**Required task:**
Don't include pictures. Quote the lines below from the first through the line that contains "228, 232, 236, 240, 250, 260, 270, 280, 290, 300];".

___

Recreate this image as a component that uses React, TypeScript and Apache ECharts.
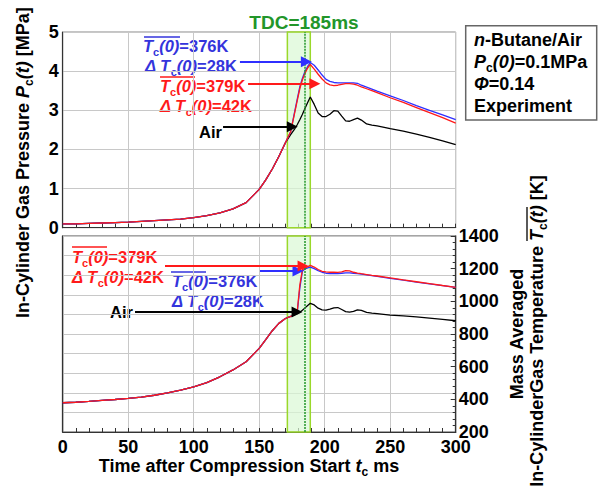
import React, { useEffect, useRef } from 'react';
import * as echarts from 'echarts';

// ---------- data ----------
const time = [0, 10, 20, 30, 40, 50, 60, 70, 80, 90, 100, 110, 120, 130, 140, 150, 155, 160, 165, 170,
  174, 177, 179, 181, 183, 185, 187, 189, 192, 195, 198, 201, 204, 207, 210, 213, 216, 219, 222, 225,
  228, 232, 236, 240, 250, 260, 270, 280, 290, 300];

// pressure [MPa], shared part up to 170 ms
const pressureCommon = [0.10, 0.10, 0.11, 0.12, 0.13, 0.14, 0.16, 0.18, 0.20, 0.22, 0.26, 0.31, 0.38, 0.48, 0.64, 0.98, 1.22, 1.50, 1.82, 2.17];
const pressureBlue = [2.45, 2.95, 3.28, 3.60, 3.82, 4.00, 4.12, 4.22, 4.15, 4.03, 3.90, 3.79, 3.74, 3.71, 3.70, 3.70, 3.70, 3.70, 3.70, 3.69, 3.64, 3.59, 3.54, 3.49, 3.37, 3.25, 3.12, 3.00, 2.88, 2.76];
const pressureRed = [2.45, 2.92, 3.24, 3.55, 3.78, 3.95, 4.08, 4.17, 4.05, 3.92, 3.80, 3.70, 3.65, 3.63, 3.64, 3.66, 3.68, 3.68, 3.67, 3.64, 3.60, 3.55, 3.50, 3.45, 3.32, 3.20, 3.07, 2.94, 2.81, 2.67];
const pressureAir = [2.38, 2.52, 2.63, 2.76, 2.90, 3.05, 3.20, 3.34, 3.15, 2.93, 2.84, 2.84, 2.90, 2.99, 2.98, 2.85, 2.73, 2.72, 2.76, 2.80, 2.75, 2.65, 2.62, 2.60, 2.53, 2.47, 2.39, 2.31, 2.22, 2.12];

// temperature [K], shared part up to 170 ms
const tempCommon = [379, 382, 387, 393, 399, 406, 414, 425, 440, 457, 477, 502, 538, 580, 630, 712, 765, 820, 865, 895];
const tempBlue = [908, 918, 930, 1080, 1185, 1198, 1205, 1210, 1200, 1188, 1178, 1172, 1170, 1170, 1170, 1172, 1174, 1174, 1172, 1170, 1166, 1162, 1157, 1153, 1141, 1130, 1118, 1107, 1096, 1085];
const tempRed = [908, 918, 935, 1100, 1195, 1205, 1212, 1220, 1210, 1195, 1183, 1180, 1178, 1178, 1177, 1180, 1188, 1186, 1178, 1173, 1169, 1164, 1159, 1155, 1143, 1131, 1120, 1109, 1097, 1086];
const tempAir = [908, 918, 925, 933, 945, 960, 975, 988, 978, 958, 948, 946, 952, 960, 962, 950, 937, 934, 938, 948, 945, 932, 928, 925, 916, 911, 905, 897, 889, 881];

const tdc = 185;
const tdcBand = [171.5, 189];

// ---------- styles ----------
const FONT = '"Liberation Sans", Arial, Helvetica, sans-serif';
const BLUE = '#2f2fff';
const BLUE_TXT = '#3434dc';
const RED = '#ff1a1a';
const GREEN = '#22962a';

const zip = (common: number[], tail: number[]) =>
  time.map((t, k) => [t, k < common.length ? common[k] : tail[k - common.length]]);

const mkRich = (color: string, size: number) => ({
  b: { fill: color, fontSize: size, fontWeight: 'bold', fontFamily: FONT, lineHeight: size + 6 },
  i: { fill: color, fontSize: size, fontWeight: 'bold', fontStyle: 'italic', fontFamily: FONT, lineHeight: size + 6 },
  s: { fill: color, fontSize: Math.round(size * 0.65), fontWeight: 'bold', fontFamily: FONT, lineHeight: 7, verticalAlign: 'bottom' },
});

const txt = (x: number, y: number, text: string, color: string, size: number, align = 'left') => ({
  type: 'text', x, y, silent: true,
  style: { text, rich: mkRich(color, size), fill: color, fontSize: size, fontWeight: 'bold', fontFamily: FONT, align, verticalAlign: 'middle' },
});

const over = (x: number, y: number, w: number, color: string) => ({
  type: 'line', silent: true,
  shape: { x1: x, y1: y, x2: x + w, y2: y },
  style: { stroke: color, lineWidth: 1.3 },
});

const arrow = (x1: number, x2: number, y: number, color: string) => ([
  { coord: [x1, y], symbol: 'none' },
  { coord: [x2, y], symbol: 'triangle', symbolSize: 11, lineStyle: { color, width: 2, type: 'solid' }, itemStyle: { color } },
]);

const bandArea = {
  silent: true,
  itemStyle: { color: 'rgba(218,248,212,0.7)', borderColor: '#9ad82a', borderWidth: 1.5 },
  data: [[{ xAxis: tdcBand[0] }, { xAxis: tdcBand[1] }]],
};

const tdcLine = { xAxis: tdc, symbol: 'none', lineStyle: { color: GREEN, width: 1.5, type: [2, 1] } };

const lineSeries = (name: string, data: number[][], color: string, xi: number, yi: number, extra: any = {}) => ({
  type: 'line', name, data, xAxisIndex: xi, yAxisIndex: yi, showSymbol: false, symbol: 'none',
  lineStyle: { color, width: 1.3 }, itemStyle: { color }, z: 3, ...extra,
});

const mkMark = (items: any[]) => ({
  silent: true, symbol: ['none', 'none'], label: { show: false },
  lineStyle: { type: 'solid' }, data: items,
});

const axisLabelStyle = { fontSize: 18, fontWeight: 'bold', color: '#000', fontFamily: FONT, lineHeight: 14 };
const gridLine = { show: true, lineStyle: { color: '#c8c8c8', width: 1 } };
const plain = (v: number) => String(v);

const option: any = {
  animation: false,
  backgroundColor: '#fff',
  grid: [
    { left: 62.7, top: 32, width: 393, height: 195.7, show: true, borderColor: '#888', borderWidth: 1 },
    { left: 62.7, top: 236, width: 393, height: 196, show: true, borderColor: '#888', borderWidth: 1.5 },
  ],
  xAxis: [
    {
      gridIndex: 0, type: 'value', min: 0, max: 300, interval: 50,
      axisLine: { lineStyle: { color: '#333', width: 1.2 } },
      axisTick: { show: true, inside: true, length: 4, lineStyle: { color: '#333' } },
      minorTick: { show: true, splitNumber: 5, length: 4, lineStyle: { color: '#333' } },
      axisLabel: { show: false }, splitLine: gridLine,
    },
    {
      gridIndex: 1, type: 'value', min: 0, max: 300, interval: 50,
      axisLine: { lineStyle: { color: '#333', width: 1.2 } },
      axisTick: { show: true, inside: true, length: 4, lineStyle: { color: '#333' } },
      minorTick: { show: true, splitNumber: 5, length: 4, lineStyle: { color: '#333' } },
      axisLabel: { ...axisLabelStyle, margin: 8, formatter: plain }, splitLine: gridLine,
    },
  ],
  yAxis: [
    {
      gridIndex: 0, type: 'value', min: 0, max: 5, interval: 1,
      axisLine: { show: true, lineStyle: { color: '#333', width: 1.2 } },
      axisTick: { show: false },
      axisLabel: { ...axisLabelStyle, margin: 4, formatter: plain }, splitLine: gridLine,
    },
    {
      gridIndex: 1, type: 'value', min: 0, max: 10, interval: 1,
      axisLine: { show: true, lineStyle: { color: '#333', width: 1.2 } },
      axisTick: { show: false }, axisLabel: { show: false }, splitLine: gridLine,
    },
    {
      gridIndex: 1, type: 'value', position: 'right', min: 200, max: 1400, interval: 200,
      axisLine: { show: true, lineStyle: { color: '#333', width: 1.2 } },
      axisTick: { show: true, inside: true, length: 5, lineStyle: { color: '#333' } },
      minorTick: { show: true, splitNumber: 5, length: 3, lineStyle: { color: '#333' } },
      axisLabel: { ...axisLabelStyle, margin: 3, formatter: plain }, splitLine: { show: false },
    },
  ],
  series: [
    lineSeries('Air P', zip(pressureCommon, pressureAir), '#000', 0, 0, {
      markArea: bandArea,
      markLine: mkMark([tdcLine, arrow(122.4, 175.3, 2.58, '#000')]),
    }),
    lineSeries('376K P', zip(pressureCommon, pressureBlue), BLUE, 0, 0, {
      markLine: mkMark([arrow(135.3, 186, 4.24, BLUE)]),
    }),
    lineSeries('379K P', zip(pressureCommon, pressureRed), RED, 0, 0, {
      markLine: mkMark([arrow(141.5, 192.5, 3.68, RED)]),
    }),
    lineSeries('Air T', zip(tempCommon, tempAir), '#000', 1, 2, {
      markArea: bandArea,
      markLine: mkMark([tdcLine, arrow(55.2, 178.9, 935, '#000')]),
    }),
    lineSeries('376K T', zip(tempCommon, tempBlue), BLUE, 1, 2, {
      markLine: mkMark([arrow(150.6, 179.6, 1186, BLUE)]),
    }),
    lineSeries('379K T', zip(tempCommon, tempRed), RED, 1, 2, {
      markLine: mkMark([arrow(78.1, 183.5, 1216, RED)]),
    }),
  ],
  graphic: [
    // TDC label
    txt(304, 22, '{b|TDC=185ms}', GREEN, 19, 'center'),
    // top panel annotations
    txt(143, 46, '{i|T}{s|c}{i|(0)}{b|=376K}', BLUE_TXT, 16.5),
    over(144, 37, 36, BLUE_TXT),
    txt(145, 66, '{i|Δ T}{s|c}{i|(0)}{b|=28K}', BLUE_TXT, 16.5),
    txt(160, 86, '{i|T}{s|c}{i|(0)}{b|=379K}', RED, 16.5),
    over(160, 77, 35, RED),
    txt(160, 106, '{i|Δ T}{s|c}{i|(0)}{b|=42K}', RED, 16.5),
    txt(199, 132, '{b|Air}', '#000', 16.5),
    // bottom panel annotations
    txt(72, 257, '{i|T}{s|c}{i|(0)}{b|=379K}', RED, 16.5),
    over(72, 247, 35, RED),
    txt(72, 277, '{i|Δ T}{s|c}{i|(0)}{b|=42K}', RED, 16.5),
    txt(172, 281, '{i|T}{s|c}{i|(0)}{b|=376K}', BLUE_TXT, 16.5),
    over(171, 272, 35, BLUE_TXT),
    txt(172, 301, '{i|Δ T}{s|c}{i|(0)}{b|=28K}', BLUE_TXT, 16.5),
    txt(110, 312, '{b|Air}', '#000', 16.5),
    // condition box
    {
      type: 'rect', silent: true, shape: { x: 465.7, y: 25.7, width: 131, height: 94.3 },
      style: { fill: '#fff', stroke: '#666', lineWidth: 1.5 },
    },
    txt(474, 40, '{i|n}{b|-Butane/Air}', '#000', 18),
    txt(474, 62, '{i|P}{s|c}{i|(0)}{b|=0.1MPa}', '#000', 18),
    txt(474, 84, '{i|Φ}{b|=0.14}', '#000', 18),
    txt(474, 106, '{b|Experiment}', '#000', 18),
    // x-axis title
    txt(249, 466, '{b|Time after Compression Start }{i|t}{s|c}{b| ms}', '#000', 18, 'center'),
    // left axis title (rotated)
    {
      type: 'group', x: 23, y: 98, rotation: Math.PI / 2,
      children: [
        txt(0, 0, '{b|In-Cylinder Gas Pressure }', '#000', 18, 'right'),
        txt(0, 0, '{i|P}{s|c}{i|(t)}{b| [MPa]}', '#000', 18, 'left'),
      ],
    },
    // right axis title (rotated, two lines)
    {
      type: 'group', x: 517, y: 334, rotation: Math.PI / 2,
      children: [txt(0, 0, '{b|Mass Averaged}', '#000', 18, 'center')],
    },
    {
      type: 'group', x: 537, y: 241, rotation: Math.PI / 2,
      children: [
        txt(0, 0, '{b|In-CylinderGas Temperature }', '#000', 18, 'right'),
        txt(0, 0, '{i|T}{s|c}{i|(t)}{b| [K]}', '#000', 18, 'left'),
        over(0, -10, 34, '#000'),
      ],
    },
  ],
};

export default function App() {
  const ref = useRef<HTMLDivElement>(null);
  useEffect(() => {
    const chart = echarts.init(ref.current!, null, { renderer: 'svg' });
    chart.setOption(option);
    return () => chart.dispose();
  }, []);
  return <div ref={ref} style={{ position: 'fixed', left: 0, top: 0, width: 601, height: 492 }} />;
}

___

**Worked answer:**
Recreate this image as a component that uses React, TypeScript and Apache ECharts.
import React, { useEffect, useRef } from 'react';
import * as echarts from 'echarts';

// ---------- data ----------
const time = [0, 10, 20, 30, 40, 50, 60, 70, 80, 90, 100, 110, 120, 130, 140, 150, 155, 160, 165, 170,
  174, 177, 179, 181, 183, 185, 187, 189, 192, 195, 198, 201, 204, 207, 210, 213, 216, 219, 222, 225,
  228, 232, 236, 240, 250, 260, 270, 280, 290, 300];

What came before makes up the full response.